The young man asked if he’d like an apple pie with his order and Bryson went off on him. Bryson asked if he thought he was brain damaged and ranted. How rude! Anyone who has ever had to endure a fast food job knows you are sometimes required to suggest another menu item to the customer. Any adult (most especially a visitor in another country) that would berate a young person publicly doesn’t sit highly in my book. It’s more than rude, it’s being a bully.
I abhor the idea of the reputed “ugly American” and it embarrasses me when my fellow countrymen make asses of themselves when vacationing abroad. Sadly, this is the reputation that sticks. We aren’t all bombastic, pompous idiots!
So, overall the tone of the book (with the exceptions of two boorish incidents) was a detailed travel journal, one man’s opinion and observations on his trek around Great Britain. It’s full of good information about the tourist places as well as gems on villages off the beaten track. Overall a funny read but I don’t think I will see if he behaves in Australia and pass on that book I was planning to read.
For a foodie inspiration, I recall the signs Put British Pork on Your Fork when we traveled there on vacation.
While I am not serving pork from a British source, we do shop locally and buy meats from locally raised animals. This pork tenderloin came from Jones Country Meats, just 25 miles from home in southern Georgia. Would you like some Apple Brandy-Glazed Pork Tenderloin?

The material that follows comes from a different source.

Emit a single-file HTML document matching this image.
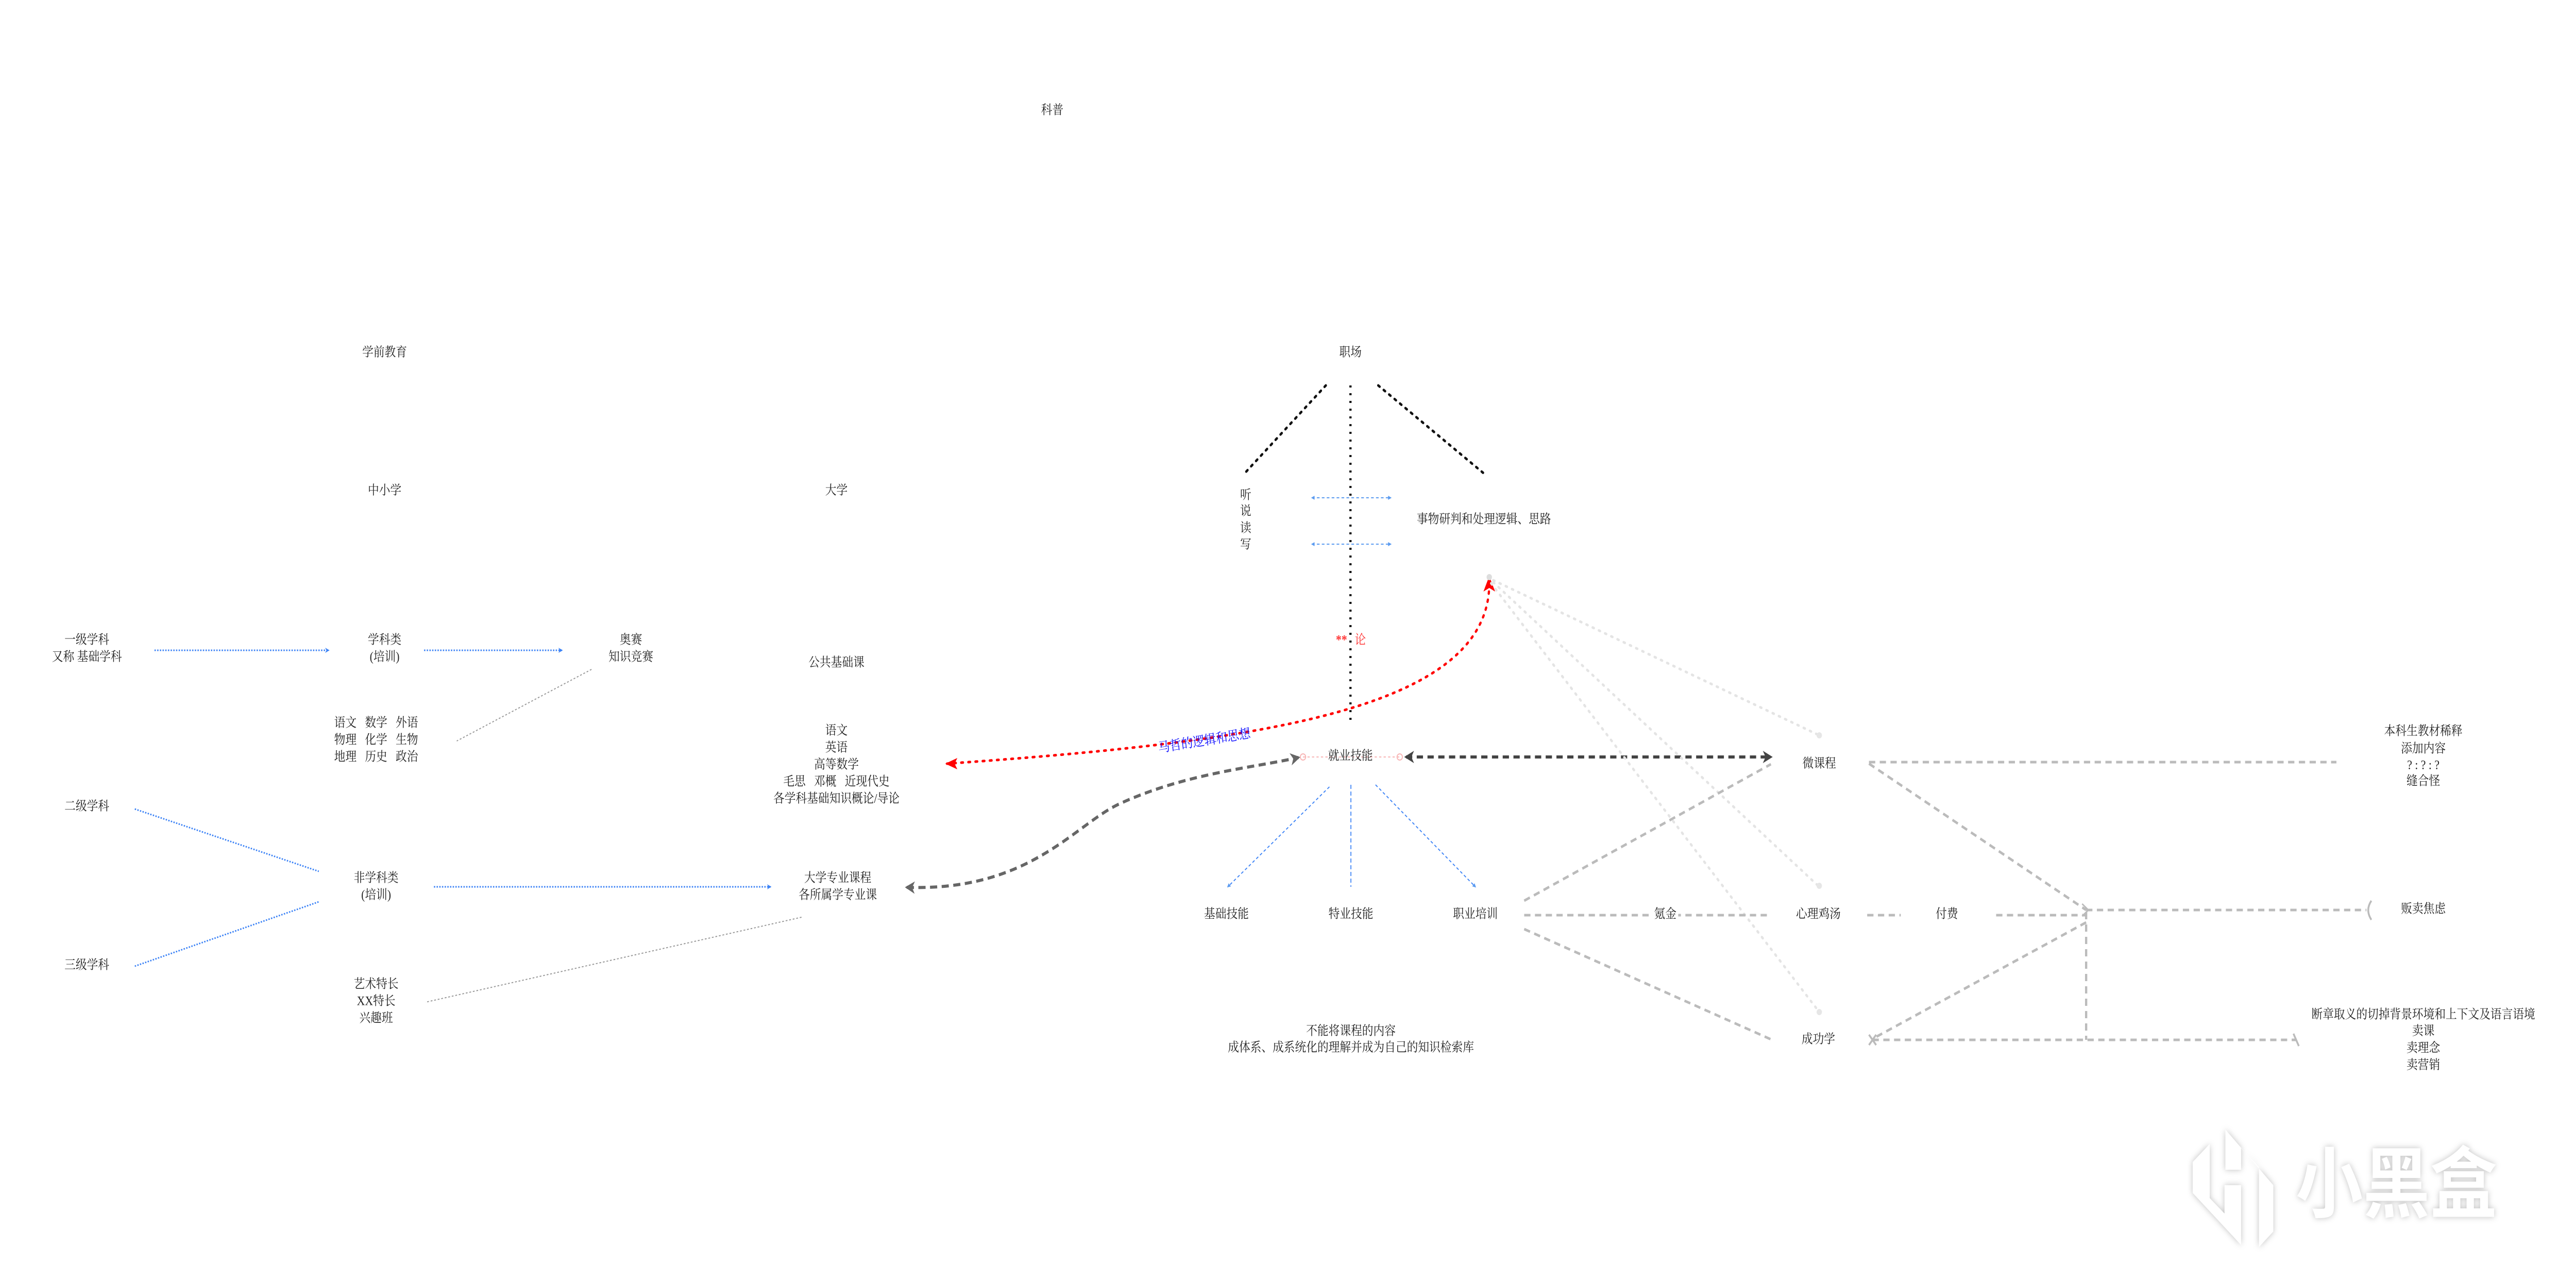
<!DOCTYPE html>
<html><head><meta charset="utf-8"><style>
html,body{margin:0;padding:0;background:#fff;width:100vw;height:100vh;overflow:hidden;}
svg{display:block;width:100vw;height:100vh;}
text{font-family:"Liberation Serif","Noto Serif CJK SC",serif;font-size:25px;fill:#222;text-anchor:middle;dominant-baseline:middle;}
</style></head><body>
<svg viewBox="0 0 5753 2484" preserveAspectRatio="none" xmlns="http://www.w3.org/2000/svg">
<defs>
<marker id="ab" markerWidth="10" markerHeight="10" refX="8" refY="5" orient="auto" markerUnits="userSpaceOnUse"><path d="M0,0 L10,5 L0,10 L3,5z" fill="#3b82f6"/></marker>
<marker id="abs" markerWidth="8" markerHeight="8" refX="6" refY="4" orient="auto-start-reverse" markerUnits="userSpaceOnUse"><path d="M0,0 L8,4 L0,8z" fill="#5b9bf0"/></marker>
<marker id="ad" markerWidth="22" markerHeight="24" refX="18" refY="12" orient="auto-start-reverse" markerUnits="userSpaceOnUse"><path d="M0,0 L22,12 L0,24 L6,12z" fill="#444"/></marker>
<marker id="ag" markerWidth="22" markerHeight="24" refX="18" refY="12" orient="auto-start-reverse" markerUnits="userSpaceOnUse"><path d="M0,0 L22,12 L0,24 L6,12z" fill="#666"/></marker>
</defs>

<text x="2350" y="216">科普</text>
<text x="859" y="686">学前教育</text>
<text x="3016" y="686">职场</text>
<text x="859" y="954">中小学</text>
<text x="1868" y="954">大学</text>

<text x="194" y="1244">一级学科</text>
<text x="194" y="1277">又称 基础学科</text>
<line x1="345" y1="1262" x2="734" y2="1262" stroke="#3b82f6" stroke-width="3" stroke-dasharray="3 3" marker-end="url(#ab)"/>
<text x="859" y="1244">学科类</text>
<text x="859" y="1277">(培训)</text>
<line x1="947" y1="1262" x2="1255" y2="1262" stroke="#3b82f6" stroke-width="3" stroke-dasharray="3 3" marker-end="url(#ab)"/>
<text x="1409" y="1244">奥赛</text>
<text x="1409" y="1277">知识竞赛</text>
<line x1="1321" y1="1299" x2="1020" y2="1438" stroke="#999" stroke-width="2" stroke-dasharray="4 4"/>
<text x="840" y="1405" xml:space="preserve">语文   数学   外语</text>
<text x="840" y="1438" xml:space="preserve">物理   化学   生物</text>
<text x="840" y="1471" xml:space="preserve">地理   历史   政治</text>

<text x="1868" y="1288">公共基础课</text>
<text x="1868" y="1420">语文</text>
<text x="1868" y="1453">英语</text>
<text x="1868" y="1486">高等数学</text>
<text x="1868" y="1519" xml:space="preserve">毛思   邓概   近现代史</text>
<text x="1868" y="1552">各学科基础知识概论/导论</text>

<text x="194" y="1567">二级学科</text>
<line x1="301" y1="1570" x2="712" y2="1691" stroke="#3b82f6" stroke-width="3" stroke-dasharray="3 3"/>
<text x="194" y="1875">三级学科</text>
<line x1="301" y1="1875" x2="712" y2="1750" stroke="#3b82f6" stroke-width="3" stroke-dasharray="3 3"/>
<text x="840" y="1706">非学科类</text>
<text x="840" y="1739">(培训)</text>
<line x1="969" y1="1721" x2="1721" y2="1721" stroke="#3b82f6" stroke-width="3" stroke-dasharray="3 3" marker-end="url(#ab)"/>
<text x="1871" y="1706">大学专业课程</text>
<text x="1871" y="1739">各所属学专业课</text>
<line x1="1790" y1="1780" x2="950" y2="1945" stroke="#999" stroke-width="2" stroke-dasharray="4 4"/>
<text x="840" y="1912">艺术特长</text>
<text x="840" y="1945">XX特长</text>
<text x="840" y="1978">兴趣班</text>

<line x1="2961" y1="748" x2="2777" y2="921" stroke="#111" stroke-width="5" stroke-dasharray="4 11" stroke-linecap="round"/>
<line x1="3016" y1="748" x2="3016" y2="1405" stroke="#111" stroke-width="5" stroke-dasharray="4 11"/>
<line x1="3078" y1="748" x2="3317" y2="921" stroke="#111" stroke-width="5" stroke-dasharray="4 11" stroke-linecap="round"/>
<text x="2782" y="963">听</text>
<text x="2782" y="994">说</text>
<text x="2782" y="1027">读</text>
<text x="2782" y="1059">写</text>
<line x1="2930" y1="966" x2="3106" y2="966" stroke="#5b9bf0" stroke-width="2" stroke-dasharray="6 5" marker-start="url(#abs)" marker-end="url(#abs)"/>
<line x1="2930" y1="1056" x2="3106" y2="1056" stroke="#5b9bf0" stroke-width="2" stroke-dasharray="6 5" marker-start="url(#abs)" marker-end="url(#abs)"/>
<text x="3314" y="1010">事物研判和处理逻辑、思路</text>
<text x="2996" y="1244" style="fill:#f33;font-weight:bold">**</text>
<text x="3038" y="1244" style="fill:#f33">论</text>

<path d="M3326,1132 C3326,1380 2800,1440 2115,1482" fill="none" stroke="#f00" stroke-width="5" stroke-dasharray="4 12" stroke-linecap="round"/>
<path d="M3326,1118 L3339,1148 L3326,1141 L3313,1148z" fill="#f00"/>
<path d="M2111,1482 L2138,1471 L2132,1482 L2138,1493z" fill="#f00"/>
<circle cx="3326" cy="1120" r="6" fill="#ddd"/>
<text x="2690" y="1440" transform="rotate(-8 2690 1440)" style="fill:#11f;font-size:26px">马哲的逻辑和思想</text>

<line x1="2910" y1="1469" x2="3126" y2="1469" stroke="#f8b4b4" stroke-width="2" stroke-dasharray="5 5"/>
<circle cx="2910" cy="1469" r="6" fill="none" stroke="#f8b4b4" stroke-width="2"/>
<circle cx="3126" cy="1469" r="6" fill="none" stroke="#f8b4b4" stroke-width="2"/>
<text x="3016" y="1469">就业技能</text>
<line x1="3140" y1="1469" x2="3955" y2="1469" stroke="#444" stroke-width="6" stroke-dasharray="14 10" marker-start="url(#ad)" marker-end="url(#ad)"/>
<path d="M2025,1722 C2300,1730 2400,1600 2500,1560 C2650,1500 2800,1490 2900,1470" fill="none" stroke="#666" stroke-width="6" stroke-dasharray="16 10" marker-start="url(#ag)" marker-end="url(#ag)"/>

<line x1="2969" y1="1527" x2="2742" y2="1721" stroke="#3b82f6" stroke-width="2" stroke-dasharray="6 5" marker-end="url(#abs)"/>
<line x1="3017" y1="1523" x2="3017" y2="1721" stroke="#3b82f6" stroke-width="2" stroke-dasharray="8 5"/>
<line x1="3072" y1="1523" x2="3295" y2="1721" stroke="#3b82f6" stroke-width="2" stroke-dasharray="6 5" marker-end="url(#abs)"/>
<text x="2739" y="1776">基础技能</text>
<text x="3017" y="1776">特业技能</text>
<text x="3295" y="1776">职业培训</text>
<text x="3017" y="2003">不能将课程的内容</text>
<text x="3017" y="2035">成体系、成系统化的理解并成为自己的知识检索库</text>

<g stroke="#e4e4e4" stroke-width="5" stroke-dasharray="3 12" stroke-linecap="round">
<line x1="3335" y1="1126" x2="4063" y2="1427"/>
<line x1="3335" y1="1130" x2="4063" y2="1721"/>
<line x1="3330" y1="1132" x2="4063" y2="1964"/>
</g>
<circle cx="4063" cy="1427" r="6" fill="#e6e6e6"/>
<circle cx="4063" cy="1719" r="6" fill="#e6e6e6"/>
<circle cx="4063" cy="1964" r="6" fill="#e6e6e6"/>

<g stroke="#bbb" stroke-width="5" stroke-dasharray="14 10" fill="none">
<line x1="3404" y1="1748" x2="3955" y2="1483"/>
<line x1="3404" y1="1776" x2="3955" y2="1776"/>
<line x1="3404" y1="1803" x2="3955" y2="2017"/>
<line x1="4174" y1="1479" x2="5218" y2="1479"/>
<line x1="4174" y1="1482" x2="4659" y2="1766"/>
<line x1="4170" y1="1776" x2="4245" y2="1776"/>
<line x1="4458" y1="1776" x2="4660" y2="1776"/>
<line x1="4659" y1="1766" x2="5285" y2="1766"/>
<line x1="4659" y1="1770" x2="4659" y2="2018"/>
<line x1="4659" y1="1790" x2="4182" y2="2016"/>
<line x1="4182" y1="2018" x2="5128" y2="2018"/>
</g>
<path d="M4650,1754 L4664,1766 L4650,1778" fill="none" stroke="#bbb" stroke-width="3"/>
<path d="M5296,1748 Q5282,1766 5296,1785" fill="none" stroke="#bbb" stroke-width="4"/>
<path d="M4174,2008 L4190,2028 M4190,2008 L4174,2028" stroke="#bbb" stroke-width="4"/>
<path d="M5122,2006 L5134,2030" stroke="#bbb" stroke-width="4"/>
<rect x="3690" y="1760" width="58" height="32" fill="#fff"/>
<text x="3719" y="1776">氪金</text>
<text x="4063" y="1484">微课程</text>
<text x="4061" y="1776">心理鸡汤</text>
<text x="4348" y="1776">付费</text>
<text x="4061" y="2019">成功学</text>

<text x="5412" y="1421">本科生教材稀释</text>
<text x="5412" y="1455">添加内容</text>
<text x="5412" y="1487">? : ? : ?</text>
<text x="5412" y="1518">缝合怪</text>
<text x="5412" y="1766">贩卖焦虑</text>
<text x="5412" y="1971">断章取义的切掉背景环境和上下文及语言语境</text>
<text x="5412" y="2003">卖课</text>
<text x="5412" y="2036">卖理念</text>
<text x="5412" y="2069">卖营销</text>

<g style="filter:drop-shadow(0 0 6px rgba(0,0,0,0.25))">
<path d="M4970,2192 L5077,2300 L5077,2390 L5045,2420 L5045,2265 L5005,2228 L5005,2270 L4970,2270z M4935,2220 L4935,2325 L4968,2355 L4968,2300 L5005,2300 L5005,2416 L4897,2315 L4897,2255z" fill="#fff"/>
<text x="5352" y="2310" style="font-family:'Noto Sans CJK SC',sans-serif;font-size:150px;fill:#fff;font-weight:bold">小黑盒</text>
</g>
</svg>
</body></html>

Apple Brandy-Glazed Pork Tenderloin
From Cooking Light, December 2013
3 cups unfiltered apple cider
1/2 cup brandy
3 thyme sprigs
1 large shallot, sliced
2 tablespoons butter
2 teaspoons Dijon mustard
1/2 teaspoon kosher salt, divided
1/2 teaspoon freshly ground black pepper, divided
2 (3/4-pound) pork tenderloins, trimmed
Combine first 4 ingredients in a saucepan; bring to a boil. Cook until reduced to 1/2 cup (about 32 minutes). Remove from heat; discard thyme and shallot. Stir in butter, mustard, 1/8 teaspoon salt, and 1/4 teaspoon pepper.
Preheat oven to 475°.
Sprinkle pork evenly with remaining 3/8 teaspoon salt and remaining 1/4 teaspoon pepper. Lightly coat with cooking spray. Place pork in a roasting pan; bake at 475° for 9 minutes. Turn pork over; brush evenly with 2 tablespoons cider mixture. Bake an additional 8 minutes or until thermometer inserted in the thickest portion of pork registers 140°. Let pork stand for 10 minutes. Slice pork, and serve with remaining sauce.
This book was on my list for the The Eclectic Reader Book Challenge. Also adding my review to Goodreads and Beth Fish Reads for her Weekend Cooking Series.